Additive preorders of semirings

Semirings come from two major sources: classical ring theory and ordered algebraic structures. Every semiring $R$ is associated with an additive preorder: the natural increasing action preorder of the commutative additive monoid of $R$. This has $a \sqsubseteq b \Leftrightarrow \exists c : a+c = b$. This breaks up semirings into two basic classes: those whose additive preorders are symmetric and those whose preorder are antisymmetric.

Those semirings with symmetric preorder are precisely rings. To see this, notice that all J-total monoids are groups. on the other hand, it can be shown that semirings with antisymmetric preorder are ordered algebraic structures. This divides semirings along the lines that they most apppear in applications. Beyond these there are all the in between cases. The additively ordered semiring $\mathbb{N}$ is a special case, because although it is additively J-trivial it is also cancellative so that it can be embedded in a ring $\mathbb{Z}$. Most additively ordered semirings, such as the idempotent semirings emerging from quantales, cannot be embedded in rings under any circumstances. Numerical semigroups are also cancellative, commutative, and J-trivial, so they are another source of addition of semirings of this type.

Semirings with antisymmetric addition also emerge from classical ring theory. The ideals of a commutative ring form an idempotent semiring by the addition and multiplication of ideals. Radical ideals form a bounded distributive lattice $Spec(R)$ which means that they can also be represented as semirings under their lattice operations.

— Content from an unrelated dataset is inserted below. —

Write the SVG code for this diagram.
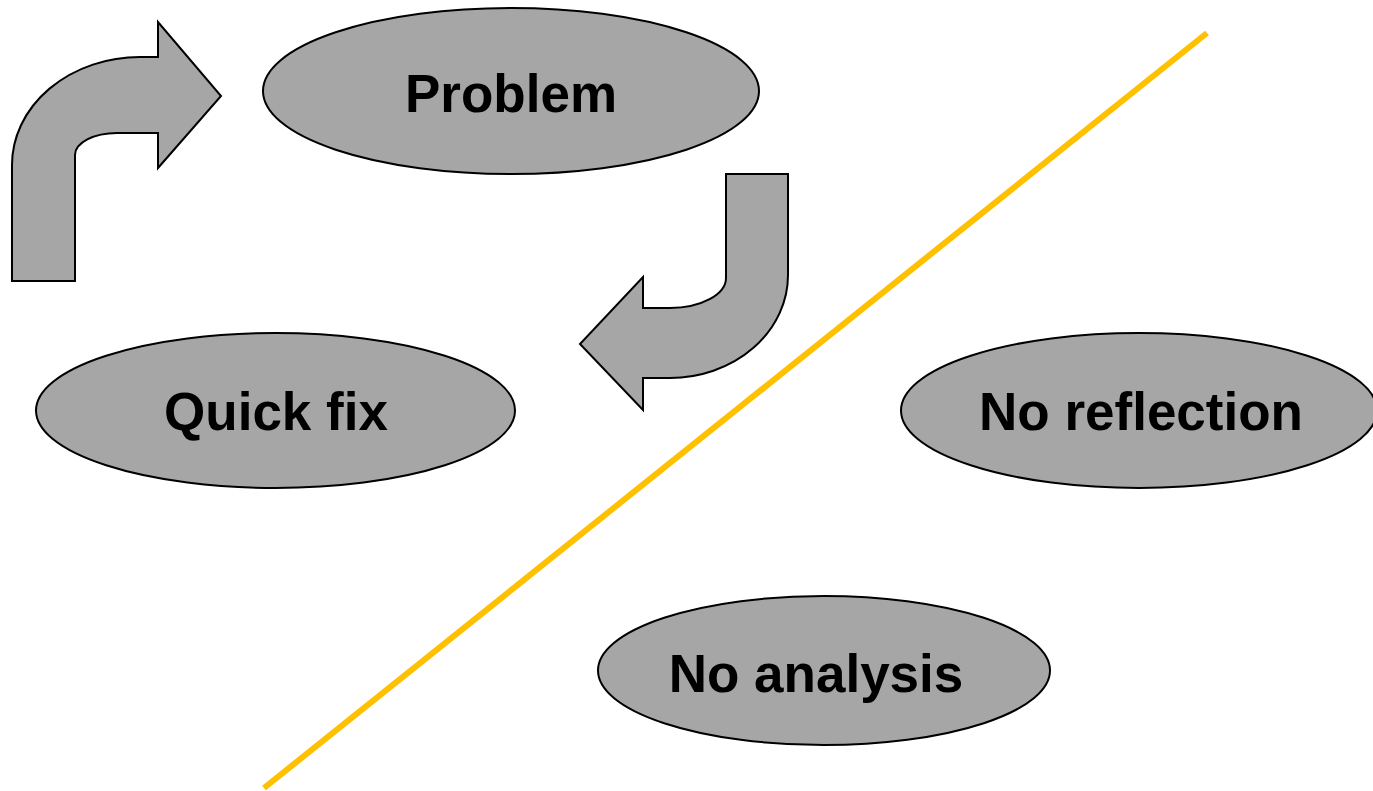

Theorem. let $R$ be a semiring with additive preorder $\sqsubseteq$. Then addition and multiplication are both monotone over this preorder.

Proof. (1) suppose $a \sqsubseteq b$ then $a+c = b$. Let $d$ be another element, then $(d+a)+c = (d+b)$ so $d+a \subseteq d+b$ by $c$.

(2) suppose $a \subseteq b$ then $a+c = b$. Let $d$ be another element, then $d(a+c) = da + dc = db$ so $da\subseteq db$ by $dc$. $\square$

By the preceding theorem, every semiring is a preordered algebraic structure. This is even true in the case of rings, it is just that the additive preorder on rings is the complete relation, and every map to a complete relation is monotone. Complete preorders are maximal in the hom class comparison ordering induced by underlying set functor.

In the more interesting case, when the semiring is not a ring, this turns any semiring into a preordered algebraic structure. Further, every semiring with antisymmetric preorder is an ordered algebraic structure. $\mathbb{N}$ is a good first example: both addition and multiplication are monotone over the additive ordering of the natural numbers. This is the subject of a corollary.

Corollary. let $R$ be a semiring with additive partial order $\sqsubseteq$. Then $R$ is an ordered semiring with respect to its additive ordering.

This covers the second basic case of semirings besides rings: those emerging from ordered algebraic structures. This idea neatly divides semirings into two basic classes: rings and ordered semirings. The other semirings have a mix of symmetry and antisymmetry of some kind.

Idempotent semirings are a very promising case, because they allow us to define all kinds of algebraic operations on sets: such as the arithmetic of ideals of semigroups and rings and the composition of morphism systems of a category. The use of idempotent semirings in category theory gets around the use of partial operations. There are also links between idempotent semirings, quantales, and hyperoperations that could be of use in number theory.